FINALLY, IT ALL comes down to a matter of responsibility -- willingness to accept the consequences of your acts, to live with who and what you are and where you have been. This is the condition of maturity and civility among individuals and it is just as apt a description of mature, civil governments and societies. Right now a lot of argument is going on in this country that touches on the question of responsibilty, only almost entirely in a negative, fugitive way. Americans are trying to ignore or shed responsibility for their own recent history in far-flung parts of the world.
The Indochinese suffering in their makeshift, hell-hole camps are refugees from their own lands and peoples. Many of those in this country who commiserate most ostentatiously with them are refugees from their own history, their own complicity in the Indochinese fate. Americans, as it seems, will acknowledge an American contribution to the Indochinese refugees' misery only to the extent that they can blame it on their political opponents from the days of the war. So one-time anti-war people dwell on the consequences of the bombing, and one-time bombers dwell on the fatuity of those who used to argue that the brutal officials now in control in Indochina were just a bunch of passionate social reformers. Neither group will stare very hard at its own implication in the present horror or -- and this is the point -- at the shared responsibility of the country, as an entity, for that horror.
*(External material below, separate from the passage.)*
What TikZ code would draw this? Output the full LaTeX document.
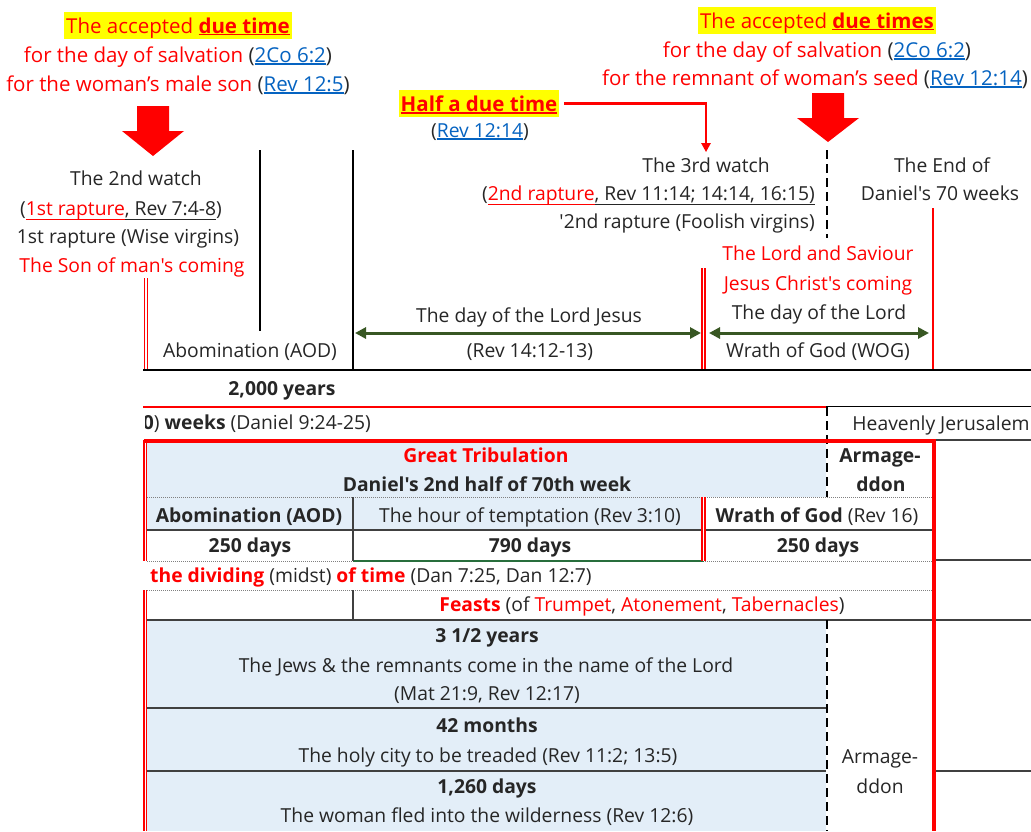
\documentclass[tikz,border=0pt]{standalone}
\usepackage{fontspec}
\setmainfont{Open Sans}[Ligatures=TeXOff]
\usetikzlibrary{arrows.meta}
\definecolor{ink}{RGB}{38,38,38}
\definecolor{linkblue}{RGB}{5,99,193}
\definecolor{dgreen}{RGB}{56,87,35}
\definecolor{tgreen}{RGB}{40,110,60}
\definecolor{cellblue}{RGB}{227,238,248}
\definecolor{hl}{RGB}{255,255,0}
\definecolor{rd}{RGB}{255,0,0}
\definecolor{gline}{RGB}{64,64,64}
\newcommand\fs{\fontsize{19.3pt}{23pt}\selectfont}
\newcommand\fb{\fontsize{20.5pt}{24pt}\selectfont}
\newsavebox\ulbox
\newcommand\ulc[3]{\sbox\ulbox{#3}\rlap{\textcolor{#1}{\rule[-#2]{\wd\ulbox}{1.1pt}}}\usebox\ulbox}
\newcommand\lnk[1]{\ulc{linkblue}{2.5pt}{\textcolor{linkblue}{#1}}}
\begin{document}
\begin{tikzpicture}[x=1pt,y=-1pt,
 every node/.style={inner sep=0pt, text=ink, font=\fs},
 txt/.style={anchor=base},
 big/.style={anchor=base, font=\fb, text=rd},
 hlbox/.style={anchor=base, font=\fb, text=rd, fill=hl, inner xsep=2pt, inner ysep=2pt, text height=19pt, text depth=4pt},
 rdtxt/.style={anchor=base, text=rd},
 bigarrow/.style={fill=rd, draw=none},
 gridline/.style={draw=gline, line width=1.6pt},
 dotline/.style={draw=gray, line width=0.9pt, dash pattern=on 1pt off 1pt},
 dashv/.style={draw=black, line width=2.4pt, dash pattern=on 9pt off 5pt},
 dblred/.style={draw=rd, line width=1.3pt, double=white, double distance=1.6pt},
 grarrow/.style={draw=dgreen, line width=3pt, {Triangle[length=11pt,width=11pt]}-{Triangle[length=11pt,width=11pt]}},
 redconn/.style={draw=rd, line width=2.5pt, -{Triangle[length=9pt,width=9pt]}, shorten <=5pt, shorten >=5pt},
 ]
\useasboundingbox (0,0) rectangle (1031,831);
\fill[white] (0,0) rectangle (1031,831);
% cell fills
\fill[cellblue] (147,443) rectangle (826,497);
\fill[cellblue] (147,497) rectangle (704,530);
\fill[cellblue] (147,620) rectangle (826,831);
% top left
\node[hlbox] (acc1) at (178,33) {The accepted \ulc{rd}{2pt}{\bfseries due time}};
\node[big] (sal1) at (178,62) {for the day of salvation \textcolor{ink}{(}\lnk{2Co 6:2}\textcolor{ink}{)}};
\node[big] (son) at (178,91) {for the woman’s male son \textcolor{ink}{(}\lnk{Rev 12:5}\textcolor{ink}{)}};
\fill[bigarrow] (137,106) -- (169,106) -- (169,131) -- (184,131) -- (153,156) -- (122,131) -- (137,131) -- cycle;
\node[txt] (w2) at (136,185) {The 2nd watch};
\node[txt] (r1) at (121,215) {(\ulc{rd}{5pt}{\textcolor{rd}{1st rapture}}\ulc{ink}{5pt}{\textcolor{ink}{, Rev 7:4-8}})};
\node[txt] (wise) at (128,243) {1st rapture (Wise virgins)};
\node[rdtxt] (son1) at (132,272) {The Son of man's coming};
\node[txt] (aod) at (250,357) {Abomination (AOD)};
\draw[black, line width=1.5pt] (260,150) -- (260,331);
\draw[black, line width=1.5pt] (353,150) -- (353,370);
\draw[dblred] (145.8,278) -- (145.8,370);
\draw[dblred] (703.5,268) -- (703.5,370);
\draw[rd, line width=2.5pt] (933,208) -- (933,370);
\draw[dashv] (827,150) -- (827,238);
% middle top
\node[hlbox, font=\fb\bfseries] (half) at (479,111) {\ulc{rd}{2.5pt}{Half a due time}};
\node[txt] (hr) at (480,137) {(\lnk{Rev 12:14})};
% top right
\node[hlbox] (acc2) at (817,28) {The accepted \ulc{rd}{2pt}{\bfseries due times}};
\node[big] (sal2) at (817,57) {for the day of salvation \textcolor{ink}{(}\lnk{2Co 6:2}\textcolor{ink}{)}};
\node[big] (seed) at (815,85) {for the remnant of woman’s seed \textcolor{ink}{(}\lnk{Rev 12:14}\textcolor{ink}{)}};
\fill[bigarrow] (812,93) -- (844,93) -- (844,118) -- (859,118) -- (828,142) -- (797,118) -- (812,118) -- cycle;
\node[txt] (w3) at (706,172) {The 3rd watch};
\draw[redconn] (half.east) -| (w3.north);
\node[txt, anchor=base east] (r2) at (815,200) {(\ulc{rd}{5pt}{\textcolor{rd}{2nd rapture}}\ulc{ink}{5pt}{\textcolor{ink}{, Rev 11:14; 14:14, 16:15)}}};
\node[txt, anchor=base east] (fool) at (815,228) {'2nd rapture (Foolish virgins)};
\node[txt] (end1) at (942,172) {The End of};
\node[txt] (end2) at (940,200) {Daniel's 70 weeks};
\node[rdtxt] (lord1) at (818,260) {The Lord and Saviour};
\node[rdtxt] (lord2) at (818,290) {Jesus Christ's coming};
\node[txt] (dayl) at (819,319) {The day of the Lord};
\node[txt] (wog) at (818,357) {Wrath of God (WOG)};
\node[txt] (dlj) at (529,322) {The day of the Lord Jesus};
\node[txt] (rev1412) at (530,357) {(Rev 14:12-13)};
\coordinate (ga1) at (355,333); \coordinate (ga2) at (701,333);
\coordinate (gb1) at (709,333); \coordinate (gb2) at (929,333);
\draw[grarrow] (ga1) -- (ga2);
\draw[grarrow] (gb1) -- (gb2);
% horizontal bands
\draw[black, line width=2.5pt] (143,370) -- (1031,370);
\node[txt, font=\fs\bfseries] (y2000) at (282,395) {2,000 years};
\draw[rd, line width=2pt] (143,406.5) -- (826,406.5);
\draw[black, line width=1.3pt] (826,406.5) -- (1031,406.5);
\begin{scope}
\clip (145,407) rectangle (826,440);
\node[txt, anchor=base east] (weeks) at (371,429) {(\textbf{70}) \textbf{weeks} (Daniel 9:24-25)};
\end{scope}
\node[txt] (hj) at (941,430) {Heavenly Jerusalem};
\draw[gridline] (935,440) -- (1031,440);
\draw[dashv] (827,407) -- (827,497);
% table grid
\draw[dotline] (147,497) -- (933,497);
\draw[gridline] (147,530) -- (933,530);
\draw[dotline] (147,561) -- (933,561);
\draw[gridline] (933,560) -- (1031,560);
\draw[tgreen, line width=2.2pt] (353,561) -- (704,561);
\draw[dotline] (147,590) -- (933,590);
\draw[gridline] (147,620) -- (1031,620);
\draw[gridline] (147,708) -- (826,708);
\draw[gridline] (147,771) -- (826,771);
\draw[gridline] (935,771) -- (1031,771);
\draw[gline, line width=1.3pt] (353,497) -- (353,561);
\draw[gline, line width=1.3pt] (353,590) -- (353,620);
\draw[dblred] (703.5,497) -- (703.5,561);
\draw[dashv] (827,620) -- (827,831);
\draw[dblred] (145.3,440) -- (145.3,561);
\draw[dblred] (145.3,590) -- (145.3,831);
\draw[rd, line width=3.5pt] (143.5,441) -- (935,441);
\draw[rd, line width=4pt] (933.5,439.3) -- (933.5,831);
% table texts
\node[rdtxt, font=\fs\bfseries] (gt) at (486,462) {Great Tribulation};
\node[txt, font=\fs\bfseries] (d2h) at (487,491) {Daniel's 2nd half of 70th week};
\node[txt, font=\fs\bfseries] (arm1a) at (880,462) {Armage-};
\node[txt, font=\fs\bfseries] (arm1b) at (881,491) {ddon};
\node[txt, font=\fs\bfseries] (aodc) at (249,522) {Abomination (AOD)};
\node[txt] (hour) at (530,522) {The hour of temptation (Rev 3:10)};
\node[txt] (wrath) at (817,522) {\textbf{Wrath of God} (Rev 16)};
\node[txt, font=\fs\bfseries] (d250a) at (250,552) {250 days};
\node[txt, font=\fs\bfseries] (d790) at (530,552) {790 days};
\node[txt, font=\fs\bfseries] (d250b) at (818,552) {250 days};
\node[txt, anchor=base west] (div) at (150,582) {\textcolor{rd}{\bfseries the dividing} (midst) \textcolor{rd}{\bfseries of time} (Dan 7:25, Dan 12:7)};
\node[txt] (feasts) at (642,611) {\textcolor{rd}{\bfseries Feasts} (of \textcolor{rd}{Trumpet}, \textcolor{rd}{Atonement}, \textcolor{rd}{Tabernacles})};
\node[txt, font=\fs\bfseries] (y35) at (487,642) {3 1/2 years};
\node[txt] (jews) at (486,672) {The Jews \& the remnants come in the name of the Lord};
\node[txt] (mat) at (487,700) {(Mat 21:9, Rev 12:17)};
\node[txt, font=\fs\bfseries] (m42) at (487,732) {42 months};
\node[txt] (holy) at (488,762) {The holy city to be treaded (Rev 11:2; 13:5)};
\node[txt, font=\fs\bfseries] (d1260) at (487,793) {1,260 days};
\node[txt] (woman) at (487,822) {The woman fled into the wilderness (Rev 12:6)};
\node[txt] (arm2a) at (880,763) {Armage-};
\node[txt] (arm2b) at (880,793) {ddon};
\end{tikzpicture}
\end{document}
That brings us to the newest version of this flight from the national past -- and the national self: the war between the ayatollah and the shah. This is written at a moment when the perils and uncertainties are unresolved and events are changing. But there are some things that simply are not subject to change no matter what happens in Tehran or Washington, and among them is America's responsibility for its own conduct and its own associations over the years. For roughly three decades this country made common cause with the shah of Iran, acquiesced in his brutalities and avariciousness at home, got the good of his friendship in pursuit of our own security and other interests, and gave him and his government to believe that we were not exactly weighted down with guilt over the condition of the Iranian society. The "best people" danced at his embassy in Washington and soaked up his exotic food and drink; only a fringe protested his dealings with his own people. All this is what made official American skittishness about receiving him when he got kicked out of Iran so mindless, selfish and disgusting. And it is also necessary backgroung to understanding the irresponsibility of those voices that have been suggesting we should somehow kick him out of the United States so as to eliminate our "provocation" of the Ayatollah Khomenini.
It's not just that the ayatollah is extremely selective in deciding what shall provoke him -- note that the Mexican embassy in Tehran was not seized during the many months of the shah's repose in Mexico. The people who have earnestly begun to explain to us how we are needlessly provoking the Iranians in general and ayatollah in particular by harboring the shah overlook more than this. They overlook our obligation to acknowledge and stand accountable for our undertakings and our behavior and commitments made over a 30-year stretch. After all, we're not talking about a military commitment here or an obligation to uphold a corrupt government. We are talking about nothing more inflammatory than giving asylum to a used-up Middle Eastern potentate and dictator who was -- and is -- one of "ours."
No one can envy the president. He is responsible to and for many people and many things: the Americans who were seized in the embassy, the civil order at home, a signal abroad and there is a fundamental level of commitment and reliability beneath which we, as a country, will not sink. National honor does not require guns and bombs and by-jingo interventions. But it does require that this elementary willingness to live with our responsibilities by maintained. We live in an age and a world that, largely at our urging, have seen countries yield up their lethal weapons or the option of building them to a common defense -- to reliance on the word and good faith of allies and friends. Something consistent and unflappable and steadfast is indispensable to preserving the relationships upon which those alliances have been built. And that is what is at issure in the debate about whether we should now disencumber ourselves of the sick and hunted shah of Iran.